Gilroy – For Gilroy residents, which is more important in a superintendent: involvement in the community or prior experience?
This is one of the questions that Hazard, Young and Attea, the consulting firm charged with choosing the Gilroy Unified School District’s next head, will be trying to answer in a pair of meetings on Feb. 27 and 28.
Consultants from the company have scheduled 38 hours of meetings with individuals and community groups, including the mayor and city officials, former GUSD students, the Gilroy police chief, the president and board of Gavilan College and the chamber of commerce. The consultants will also meet with each member of the GUSD board, Superintendent Edwin Diaz and City Administrator Jay Baksa separately.
By contrast, the consultants have scheduled only two hours for open community forums. The first will be Tuesday, Feb. 27 at 7:30pm and will be conducted in Spanish. The second will be held Wednesday, Feb. 28 at 6:30pm and conducted in English with Spanish-speaking support services.
The reason they scheduled so few hours for community forum, said GUSD Public Information Officer Teri Freedman, was because they felt most people interested in contributing input are “very likely to be covered by the chamber of commerce or one of the other groups. We tried to take the whole big community and break it into smaller chunks so we can get as much out of it as we can.”

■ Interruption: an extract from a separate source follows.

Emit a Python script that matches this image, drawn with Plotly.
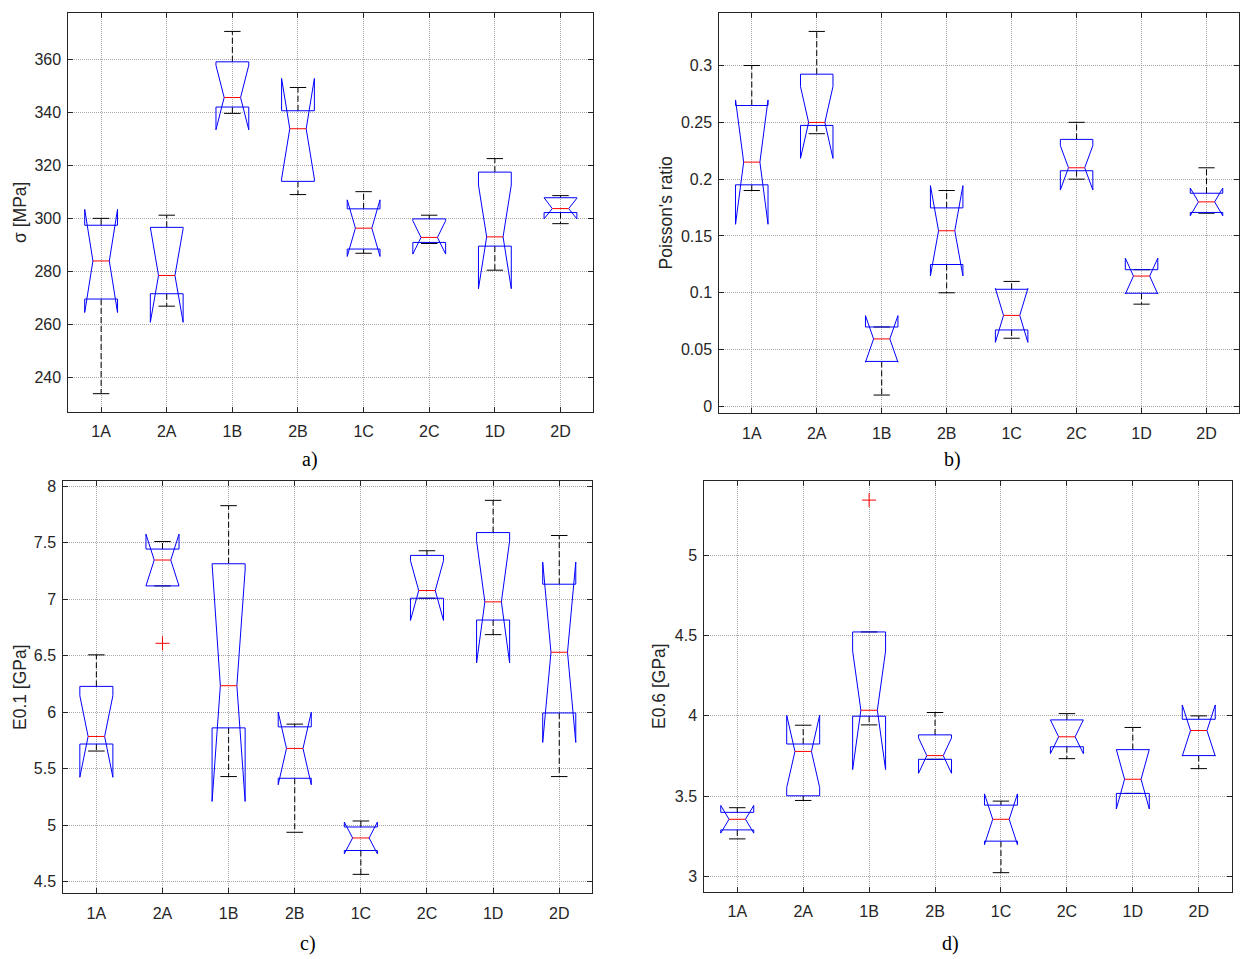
import plotly.graph_objects as go

categories = ['1A', '2A', '1B', '2B', '1C', '2C', '1D', '2D']
positions = [1, 2, 3, 4, 5, 6, 7, 8]

# panel a) sigma [MPa]
a_q1 = [269.5, 271.5, 342.1, 314.0, 288.4, 290.9, 289.5, 302.2]
a_med = [283.9, 278.4, 345.7, 333.9, 296.3, 292.8, 293.0, 303.7]
a_q3 = [297.4, 296.6, 359.2, 340.7, 303.6, 299.8, 317.5, 307.8]
a_notch = [19.5, 17.7, 12.2, 19.0, 10.7, 6.3, 19.6, 3.9]
a_lw = [233.7, 266.8, 339.7, 309.0, 286.8, 290.5, 280.4, 298.0]
a_uw = [300.0, 301.2, 370.7, 349.5, 310.1, 301.2, 322.6, 308.6]
a_out_x = []
a_out_y = []

# panel b) Poisson's ratio
b_q1 = [0.195, 0.2473, 0.0396, 0.1249, 0.0673, 0.2074, 0.0996, 0.1707]
b_med = [0.215, 0.2499, 0.0594, 0.1546, 0.0801, 0.2100, 0.1147, 0.1800]
b_q3 = [0.2648, 0.2924, 0.0699, 0.1747, 0.1031, 0.2350, 0.1203, 0.1876]
b_notch = [0.0547, 0.0316, 0.0205, 0.0397, 0.0237, 0.0195, 0.0158, 0.0122]
b_lw = [0.19, 0.24, 0.01, 0.10, 0.06, 0.20, 0.09, 0.17]
b_uw = [0.30, 0.33, 0.0699, 0.19, 0.11, 0.25, 0.1203, 0.21]
b_out_x = []
b_out_y = []

# panel c) E0.1 [GPa]
c_q1 = [5.718, 7.117, 5.861, 5.415, 4.776, 7.008, 6.815, 5.993]
c_med = [5.785, 7.346, 6.234, 5.679, 4.887, 7.076, 6.976, 6.530]
c_q3 = [6.228, 7.443, 7.313, 5.870, 4.984, 7.387, 7.589, 7.132]
c_notch = [0.361, 0.229, 1.024, 0.321, 0.140, 0.264, 0.540, 0.798]
c_lw = [5.656, 7.117, 5.430, 4.937, 4.565, 7.008, 6.686, 5.430]
c_uw = [6.507, 7.510, 7.827, 5.894, 5.037, 7.428, 7.874, 7.563]
c_out_x = [2]
c_out_y = [6.609]

# panel d) E0.6 [GPa]
d_q1 = [3.291, 3.503, 3.998, 3.730, 3.221, 3.808, 3.518, 3.753]
d_med = [3.357, 3.779, 4.035, 3.753, 3.357, 3.870, 3.606, 3.909]
d_q3 = [3.400, 3.825, 4.522, 3.882, 3.445, 3.975, 3.790, 3.979]
d_notch = [0.086, 0.225, 0.369, 0.110, 0.158, 0.105, 0.185, 0.159]
d_lw = [3.235, 3.474, 3.944, 3.730, 3.025, 3.734, 3.518, 3.672]
d_uw = [3.429, 3.942, 4.522, 4.021, 3.470, 4.014, 3.928, 4.000]
d_out_x = [3]
d_out_y = [5.342]

y_titles = ['σ [MPa]', "Poisson's ratio", 'E0.1 [GPa]', 'E0.6 [GPa]']
captions = ['a)', 'b)', 'c)', 'd)']

panels = [
    (a_q1, a_med, a_q3, a_notch, a_lw, a_uw, a_out_x, a_out_y),
    (b_q1, b_med, b_q3, b_notch, b_lw, b_uw, b_out_x, b_out_y),
    (c_q1, c_med, c_q3, c_notch, c_lw, c_uw, c_out_x, c_out_y),
    (d_q1, d_med, d_q3, d_notch, d_lw, d_uw, d_out_x, d_out_y),
]

W, H = 1240, 959
# plot areas in pixels (left, top, right, bottom)
boxes_px = [
    (68.3, 10.3, 593.3, 411.0),
    (719.3, 10.3, 1239.0, 412.5),
    (63.3, 480.3, 592.3, 895.0),
    (704.3, 480.3, 1231.7, 893.3),
]
y_ranges = [[226.83, 377.57], [-0.0061, 0.346], [4.397, 8.047], [2.907, 5.462]]
y_dticks = [20, 0.05, 0.5, 0.5]
y_title_px = [(20.5, 210.5), (665.5, 211), (20, 687.6), (659.5, 687)]
caption_px = [(310, 459), (952, 459), (308, 945), (950, 945)]

HALF_BOX = 0.25     # box half-width (x units)
HALF_NOTCH = 0.125  # half-width at the notch / median
HALF_CAP = 0.125    # whisker cap half-width
BLUE = 'rgb(0,0,255)'
RED = 'rgb(255,0,0)'
AXC = '#262626'
TICKFONT = dict(family='Liberation Sans, Arial, sans-serif', size=16, color=AXC)

fig = go.Figure()
layout = dict(
    width=W, height=H, margin=dict(l=0, r=0, t=0, b=0),
    paper_bgcolor='white', plot_bgcolor='white', showlegend=False,
    annotations=[],
)

for i, (q1, med, q3, notch, lw, uw, ox, oy) in enumerate(panels):
    n = '' if i == 0 else str(i + 1)
    xa, ya = 'x' + n, 'y' + n
    L, T, R, B = boxes_px[i]

    # dashed whiskers
    wx, wy = [], []
    for p, a, b, c, d in zip(positions, lw, q1, q3, uw):
        wx += [p, p, None, p, p, None]
        wy += [c, d, None, b, a, None]
    fig.add_trace(go.Scatter(x=wx, y=wy, mode='lines',
                             line=dict(color='black', width=1, dash='6px,3px'),
                             xaxis=xa, yaxis=ya, hoverinfo='skip'))
    # whisker caps
    cx, cy = [], []
    for p, a, d in zip(positions, lw, uw):
        cx += [p - HALF_CAP, p + HALF_CAP, None, p - HALF_CAP, p + HALF_CAP, None]
        cy += [d, d, None, a, a, None]
    fig.add_trace(go.Scatter(x=cx, y=cy, mode='lines',
                             line=dict(color='black', width=1),
                             xaxis=xa, yaxis=ya, hoverinfo='skip'))

    # notched box outlines (MATLAB style)
    bx, by = [], []
    for p, a, m, b, s in zip(positions, q1, med, q3, notch):
        ln, un = m - s, m + s
        bx += [p - HALF_BOX, p - HALF_BOX, p - HALF_NOTCH, p - HALF_BOX, p - HALF_BOX,
               p + HALF_BOX, p + HALF_BOX, p + HALF_NOTCH, p + HALF_BOX, p + HALF_BOX,
               p - HALF_BOX, None]
        by += [a, ln, m, un, b, b, un, m, ln, a, a, None]
    fig.add_trace(go.Scatter(x=bx, y=by, mode='lines',
                             line=dict(color=BLUE, width=1),
                             xaxis=xa, yaxis=ya, hoverinfo='skip'))

    # red medians
    mx, my = [], []
    for p, m in zip(positions, med):
        mx += [p - HALF_NOTCH, p + HALF_NOTCH, None]
        my += [m, m, None]
    fig.add_trace(go.Scatter(x=mx, y=my, mode='lines',
                             line=dict(color=RED, width=1),
                             xaxis=xa, yaxis=ya, hoverinfo='skip'))
    # outliers
    if ox:
        fig.add_trace(go.Scatter(x=ox, y=oy, mode='markers',
                                 marker=dict(symbol='cross-thin', size=10,
                                             line=dict(color=RED, width=1)),
                                 xaxis=xa, yaxis=ya, hoverinfo='skip'))

    common = dict(showline=True, linecolor=AXC, linewidth=1, mirror='ticks',
                  ticks='inside', ticklen=5, tickcolor=AXC, tickwidth=1,
                  showgrid=True, gridcolor='#a8a8a8', griddash='1px,1px', gridwidth=1,
                  zeroline=False, tickfont=TICKFONT)
    layout['xaxis' + n] = dict(common, domain=[L / W, R / W], anchor=ya,
                               range=[0.5, 8.5], tickmode='array',
                               tickvals=positions, ticktext=categories,
                               ticklabelstandoff=5)
    layout['yaxis' + n] = dict(common, domain=[1 - B / H, 1 - T / H], anchor=xa,
                               range=y_ranges[i], dtick=y_dticks[i], tick0=0,
                               ticklabelstandoff=3)

    tx, ty = y_title_px[i]
    layout['annotations'].append(dict(
        text=y_titles[i], x=tx / W, y=1 - ty / H, xref='paper', yref='paper',
        xanchor='center', yanchor='middle', textangle=-90, showarrow=False,
        font=dict(family='Liberation Sans, Arial, sans-serif', size=17.5, color=AXC)))
    cxp, cyp = caption_px[i]
    layout['annotations'].append(dict(
        text=captions[i], x=cxp / W, y=1 - cyp / H, xref='paper', yref='paper',
        xanchor='center', yanchor='middle', showarrow=False,
        font=dict(family='Liberation Serif, Times New Roman, serif', size=20, color='black')))

fig.update_layout(**layout)
fig.write_html('out.html', config={'displayModeBar': False},
               post_script="document.body.style.margin='0';document.body.style.padding='0';")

One group invited to take part was IBM, which will be represented by Jocelyn Zona, community relations manager for the western United States.
“We have a long-standing partnership with IBM,” Freedman said. “We have a lot of parents who are IBM employees. There are funding opportunities for schools via the parents. We want to make sure their opinion is included.”
Freedman cited data analysis software for teachers to assess curricular modules and Little Tikes play spaces as past contributions by IBM.
Representatives from interviewed groups and individuals attending the meetings also will be asked to fill out questionnaires that include open-ended questions and a ranking exercise aimed at determining the characteristics Gilroy stakeholders desire in a superintendent.
The responses to these questionnaires will then be compiled and presented to the GUSD Board of Directors March 8. The data will highlight which answers to open-ended answers were most common and what qualities ranked highest in the questionnaire exercise.
Stakeholders and residents unable to attend the meetings or forums can download the questionnaire off the GUSD Web site and return it by mail or fax.